**RECORDS PROVIDED**
-----

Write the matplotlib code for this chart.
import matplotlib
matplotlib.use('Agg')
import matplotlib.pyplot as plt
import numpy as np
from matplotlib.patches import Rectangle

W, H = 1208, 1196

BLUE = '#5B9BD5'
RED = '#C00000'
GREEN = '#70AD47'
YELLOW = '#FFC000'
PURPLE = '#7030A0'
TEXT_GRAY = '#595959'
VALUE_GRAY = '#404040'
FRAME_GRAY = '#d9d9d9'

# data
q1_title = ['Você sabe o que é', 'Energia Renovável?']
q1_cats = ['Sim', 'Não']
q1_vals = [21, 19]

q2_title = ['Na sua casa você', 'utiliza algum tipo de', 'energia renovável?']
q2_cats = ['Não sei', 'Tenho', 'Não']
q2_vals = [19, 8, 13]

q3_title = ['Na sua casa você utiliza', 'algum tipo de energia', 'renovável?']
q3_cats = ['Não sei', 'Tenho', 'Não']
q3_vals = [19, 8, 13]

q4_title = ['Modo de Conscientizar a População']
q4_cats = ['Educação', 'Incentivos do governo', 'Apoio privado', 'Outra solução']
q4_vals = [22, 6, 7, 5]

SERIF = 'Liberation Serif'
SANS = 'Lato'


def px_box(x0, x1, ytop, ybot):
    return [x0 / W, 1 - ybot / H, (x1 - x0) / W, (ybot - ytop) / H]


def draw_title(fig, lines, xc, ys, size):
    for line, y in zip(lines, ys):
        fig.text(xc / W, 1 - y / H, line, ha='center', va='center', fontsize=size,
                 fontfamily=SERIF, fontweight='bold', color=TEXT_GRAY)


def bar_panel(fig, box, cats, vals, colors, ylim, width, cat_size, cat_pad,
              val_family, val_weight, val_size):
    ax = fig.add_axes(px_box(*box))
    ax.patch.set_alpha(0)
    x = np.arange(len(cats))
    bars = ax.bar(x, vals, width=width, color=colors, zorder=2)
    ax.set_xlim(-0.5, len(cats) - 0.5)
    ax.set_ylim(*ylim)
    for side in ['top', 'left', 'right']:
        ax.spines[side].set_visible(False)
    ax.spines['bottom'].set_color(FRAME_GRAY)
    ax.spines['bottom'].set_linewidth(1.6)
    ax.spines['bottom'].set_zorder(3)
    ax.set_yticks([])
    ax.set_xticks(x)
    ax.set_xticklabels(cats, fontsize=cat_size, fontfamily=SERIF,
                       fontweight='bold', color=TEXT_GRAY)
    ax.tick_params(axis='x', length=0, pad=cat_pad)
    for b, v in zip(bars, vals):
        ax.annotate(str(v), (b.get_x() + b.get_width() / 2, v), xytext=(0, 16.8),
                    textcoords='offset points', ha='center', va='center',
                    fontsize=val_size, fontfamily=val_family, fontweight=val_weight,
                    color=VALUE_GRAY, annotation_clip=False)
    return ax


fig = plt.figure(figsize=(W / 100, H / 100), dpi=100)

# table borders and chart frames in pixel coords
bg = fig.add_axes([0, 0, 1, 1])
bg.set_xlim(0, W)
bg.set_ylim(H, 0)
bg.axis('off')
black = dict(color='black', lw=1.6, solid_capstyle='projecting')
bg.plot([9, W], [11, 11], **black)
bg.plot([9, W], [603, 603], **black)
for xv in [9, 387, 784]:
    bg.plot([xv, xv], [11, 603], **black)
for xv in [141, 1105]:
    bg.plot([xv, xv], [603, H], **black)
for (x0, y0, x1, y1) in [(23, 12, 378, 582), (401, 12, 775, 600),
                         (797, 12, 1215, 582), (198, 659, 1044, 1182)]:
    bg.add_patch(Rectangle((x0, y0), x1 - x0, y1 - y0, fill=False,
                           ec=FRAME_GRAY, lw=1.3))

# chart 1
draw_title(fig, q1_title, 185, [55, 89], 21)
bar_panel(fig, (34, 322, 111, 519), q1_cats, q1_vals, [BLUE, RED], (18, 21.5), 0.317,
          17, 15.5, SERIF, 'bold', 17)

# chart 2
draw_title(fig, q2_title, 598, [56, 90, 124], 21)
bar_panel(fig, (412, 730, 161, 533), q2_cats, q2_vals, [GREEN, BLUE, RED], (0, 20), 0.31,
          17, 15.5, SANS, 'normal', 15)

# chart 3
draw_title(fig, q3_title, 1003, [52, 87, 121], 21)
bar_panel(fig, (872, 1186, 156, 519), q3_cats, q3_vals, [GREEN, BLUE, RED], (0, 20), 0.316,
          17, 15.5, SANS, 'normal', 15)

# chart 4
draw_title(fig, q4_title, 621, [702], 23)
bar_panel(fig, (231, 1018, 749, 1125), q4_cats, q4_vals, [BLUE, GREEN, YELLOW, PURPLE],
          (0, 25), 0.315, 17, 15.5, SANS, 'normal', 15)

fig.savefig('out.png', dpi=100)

-----

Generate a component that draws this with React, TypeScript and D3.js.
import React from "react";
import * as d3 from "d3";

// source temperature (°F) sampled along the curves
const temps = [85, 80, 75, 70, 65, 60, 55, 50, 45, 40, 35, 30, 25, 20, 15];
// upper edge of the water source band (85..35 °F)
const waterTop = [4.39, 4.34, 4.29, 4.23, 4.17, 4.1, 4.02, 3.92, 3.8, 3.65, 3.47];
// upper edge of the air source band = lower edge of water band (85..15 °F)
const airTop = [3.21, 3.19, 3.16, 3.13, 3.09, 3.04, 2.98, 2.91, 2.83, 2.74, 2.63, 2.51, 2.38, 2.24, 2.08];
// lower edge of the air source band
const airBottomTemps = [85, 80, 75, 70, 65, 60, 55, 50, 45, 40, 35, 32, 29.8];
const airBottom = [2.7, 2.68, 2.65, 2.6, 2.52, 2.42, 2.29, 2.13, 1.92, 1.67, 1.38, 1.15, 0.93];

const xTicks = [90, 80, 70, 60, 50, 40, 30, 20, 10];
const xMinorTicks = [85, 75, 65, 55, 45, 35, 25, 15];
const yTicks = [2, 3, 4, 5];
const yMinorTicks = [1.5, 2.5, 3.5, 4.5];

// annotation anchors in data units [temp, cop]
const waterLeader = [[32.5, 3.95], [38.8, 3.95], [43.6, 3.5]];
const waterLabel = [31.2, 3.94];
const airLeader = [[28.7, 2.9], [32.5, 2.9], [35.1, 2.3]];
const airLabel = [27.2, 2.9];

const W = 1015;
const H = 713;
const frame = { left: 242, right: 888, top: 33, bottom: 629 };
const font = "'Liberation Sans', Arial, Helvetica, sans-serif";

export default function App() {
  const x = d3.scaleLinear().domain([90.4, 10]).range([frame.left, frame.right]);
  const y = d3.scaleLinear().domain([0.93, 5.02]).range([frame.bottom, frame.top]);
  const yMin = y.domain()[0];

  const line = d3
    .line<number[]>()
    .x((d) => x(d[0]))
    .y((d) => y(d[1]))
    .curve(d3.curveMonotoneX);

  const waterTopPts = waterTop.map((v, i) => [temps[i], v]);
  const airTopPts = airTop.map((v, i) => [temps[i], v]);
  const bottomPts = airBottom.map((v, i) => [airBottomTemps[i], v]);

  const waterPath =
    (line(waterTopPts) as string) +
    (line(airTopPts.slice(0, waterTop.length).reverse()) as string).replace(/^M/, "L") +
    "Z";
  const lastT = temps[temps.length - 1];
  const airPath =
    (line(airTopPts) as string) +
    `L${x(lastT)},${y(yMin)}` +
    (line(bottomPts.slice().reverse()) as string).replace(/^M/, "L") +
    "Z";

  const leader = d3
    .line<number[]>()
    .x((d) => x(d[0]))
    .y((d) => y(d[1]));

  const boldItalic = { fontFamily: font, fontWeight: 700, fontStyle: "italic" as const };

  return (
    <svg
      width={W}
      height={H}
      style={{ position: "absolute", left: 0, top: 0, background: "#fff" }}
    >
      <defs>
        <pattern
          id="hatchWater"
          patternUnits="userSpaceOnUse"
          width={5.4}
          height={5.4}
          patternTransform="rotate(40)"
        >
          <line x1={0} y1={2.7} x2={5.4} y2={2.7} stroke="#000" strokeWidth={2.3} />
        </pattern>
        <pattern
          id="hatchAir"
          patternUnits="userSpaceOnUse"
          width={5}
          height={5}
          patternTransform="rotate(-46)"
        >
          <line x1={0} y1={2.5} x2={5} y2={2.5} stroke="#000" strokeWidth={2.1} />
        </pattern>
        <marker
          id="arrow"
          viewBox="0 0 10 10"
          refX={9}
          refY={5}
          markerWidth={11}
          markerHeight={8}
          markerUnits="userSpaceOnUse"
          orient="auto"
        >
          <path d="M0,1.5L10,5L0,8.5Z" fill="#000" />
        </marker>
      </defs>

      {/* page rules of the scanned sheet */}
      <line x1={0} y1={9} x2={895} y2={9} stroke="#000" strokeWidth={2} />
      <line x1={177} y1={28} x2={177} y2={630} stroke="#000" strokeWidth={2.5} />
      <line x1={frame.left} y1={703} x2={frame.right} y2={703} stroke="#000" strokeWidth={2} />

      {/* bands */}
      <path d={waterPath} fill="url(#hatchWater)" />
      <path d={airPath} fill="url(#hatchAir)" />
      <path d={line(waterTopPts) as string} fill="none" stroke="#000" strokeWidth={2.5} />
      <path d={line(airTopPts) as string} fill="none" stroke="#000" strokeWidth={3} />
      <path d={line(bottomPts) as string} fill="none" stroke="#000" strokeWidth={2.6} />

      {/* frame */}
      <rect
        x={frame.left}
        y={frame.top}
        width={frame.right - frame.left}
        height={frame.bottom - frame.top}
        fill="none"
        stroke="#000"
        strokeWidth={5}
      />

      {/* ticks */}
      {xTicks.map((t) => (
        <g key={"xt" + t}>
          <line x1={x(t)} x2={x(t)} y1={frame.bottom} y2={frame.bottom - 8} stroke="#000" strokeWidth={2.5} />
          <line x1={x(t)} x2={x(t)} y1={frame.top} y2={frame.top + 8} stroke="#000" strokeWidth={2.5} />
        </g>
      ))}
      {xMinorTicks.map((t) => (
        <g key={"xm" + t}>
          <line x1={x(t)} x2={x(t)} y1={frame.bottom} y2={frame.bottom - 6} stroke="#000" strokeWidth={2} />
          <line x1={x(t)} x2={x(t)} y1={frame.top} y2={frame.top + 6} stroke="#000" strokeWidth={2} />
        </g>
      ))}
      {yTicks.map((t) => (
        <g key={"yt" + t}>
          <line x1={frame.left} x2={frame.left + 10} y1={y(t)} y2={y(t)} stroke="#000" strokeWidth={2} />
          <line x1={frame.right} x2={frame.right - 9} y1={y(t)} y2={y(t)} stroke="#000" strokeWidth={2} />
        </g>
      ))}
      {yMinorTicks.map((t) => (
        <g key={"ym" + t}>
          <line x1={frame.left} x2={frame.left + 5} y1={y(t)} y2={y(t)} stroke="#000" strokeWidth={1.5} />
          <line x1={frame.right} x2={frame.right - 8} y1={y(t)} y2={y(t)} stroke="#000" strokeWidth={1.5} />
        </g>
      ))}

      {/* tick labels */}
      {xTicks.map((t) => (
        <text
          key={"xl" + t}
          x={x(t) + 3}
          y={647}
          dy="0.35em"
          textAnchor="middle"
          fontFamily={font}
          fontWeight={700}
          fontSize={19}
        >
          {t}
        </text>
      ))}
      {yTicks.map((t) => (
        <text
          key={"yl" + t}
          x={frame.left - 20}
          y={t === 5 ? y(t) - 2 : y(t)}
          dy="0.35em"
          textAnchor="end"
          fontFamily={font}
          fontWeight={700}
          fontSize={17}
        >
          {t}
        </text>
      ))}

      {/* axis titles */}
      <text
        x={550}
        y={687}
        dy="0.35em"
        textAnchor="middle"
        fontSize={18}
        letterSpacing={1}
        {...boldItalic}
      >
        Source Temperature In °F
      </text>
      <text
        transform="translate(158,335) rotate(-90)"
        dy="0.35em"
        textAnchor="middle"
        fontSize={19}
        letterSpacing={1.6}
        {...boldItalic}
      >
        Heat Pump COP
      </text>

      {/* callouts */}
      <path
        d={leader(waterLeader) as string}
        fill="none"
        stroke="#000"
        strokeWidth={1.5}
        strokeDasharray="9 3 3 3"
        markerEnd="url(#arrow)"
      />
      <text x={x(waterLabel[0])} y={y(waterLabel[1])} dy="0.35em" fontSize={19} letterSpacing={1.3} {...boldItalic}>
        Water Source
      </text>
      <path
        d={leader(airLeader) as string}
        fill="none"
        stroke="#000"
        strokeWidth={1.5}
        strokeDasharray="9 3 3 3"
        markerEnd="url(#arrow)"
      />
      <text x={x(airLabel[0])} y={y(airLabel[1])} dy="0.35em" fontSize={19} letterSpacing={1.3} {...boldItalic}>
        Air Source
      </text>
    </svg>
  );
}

-----

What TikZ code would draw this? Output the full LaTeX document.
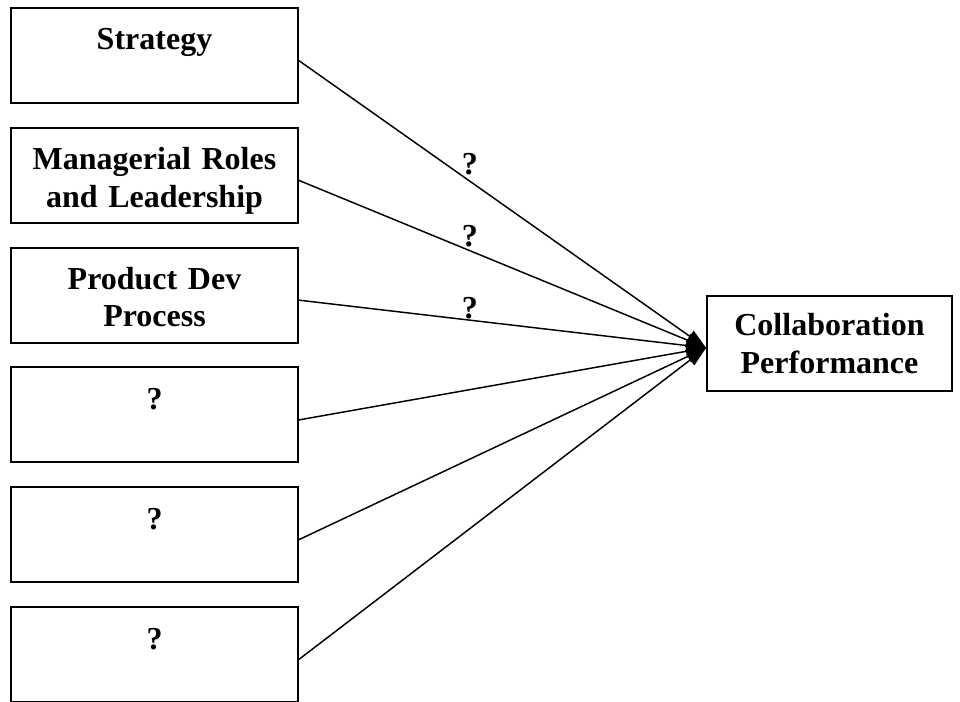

-----

**DIRECTIONS**
Extract from the listing above the lines between the line containing "Write the matplotlib code for this chart." and the line containing "fontfamily=SERIF, fontweight='bold', color=TEXT_GRAY)", keeping both of those lines. Output nothing else.

**COMPLETED EXERCISE**
Write the matplotlib code for this chart.
import matplotlib
matplotlib.use('Agg')
import matplotlib.pyplot as plt
import numpy as np
from matplotlib.patches import Rectangle

W, H = 1208, 1196

BLUE = '#5B9BD5'
RED = '#C00000'
GREEN = '#70AD47'
YELLOW = '#FFC000'
PURPLE = '#7030A0'
TEXT_GRAY = '#595959'
VALUE_GRAY = '#404040'
FRAME_GRAY = '#d9d9d9'

# data
q1_title = ['Você sabe o que é', 'Energia Renovável?']
q1_cats = ['Sim', 'Não']
q1_vals = [21, 19]

q2_title = ['Na sua casa você', 'utiliza algum tipo de', 'energia renovável?']
q2_cats = ['Não sei', 'Tenho', 'Não']
q2_vals = [19, 8, 13]

q3_title = ['Na sua casa você utiliza', 'algum tipo de energia', 'renovável?']
q3_cats = ['Não sei', 'Tenho', 'Não']
q3_vals = [19, 8, 13]

q4_title = ['Modo de Conscientizar a População']
q4_cats = ['Educação', 'Incentivos do governo', 'Apoio privado', 'Outra solução']
q4_vals = [22, 6, 7, 5]

SERIF = 'Liberation Serif'
SANS = 'Lato'


def px_box(x0, x1, ytop, ybot):
    return [x0 / W, 1 - ybot / H, (x1 - x0) / W, (ybot - ytop) / H]


def draw_title(fig, lines, xc, ys, size):
    for line, y in zip(lines, ys):
        fig.text(xc / W, 1 - y / H, line, ha='center', va='center', fontsize=size,
                 fontfamily=SERIF, fontweight='bold', color=TEXT_GRAY)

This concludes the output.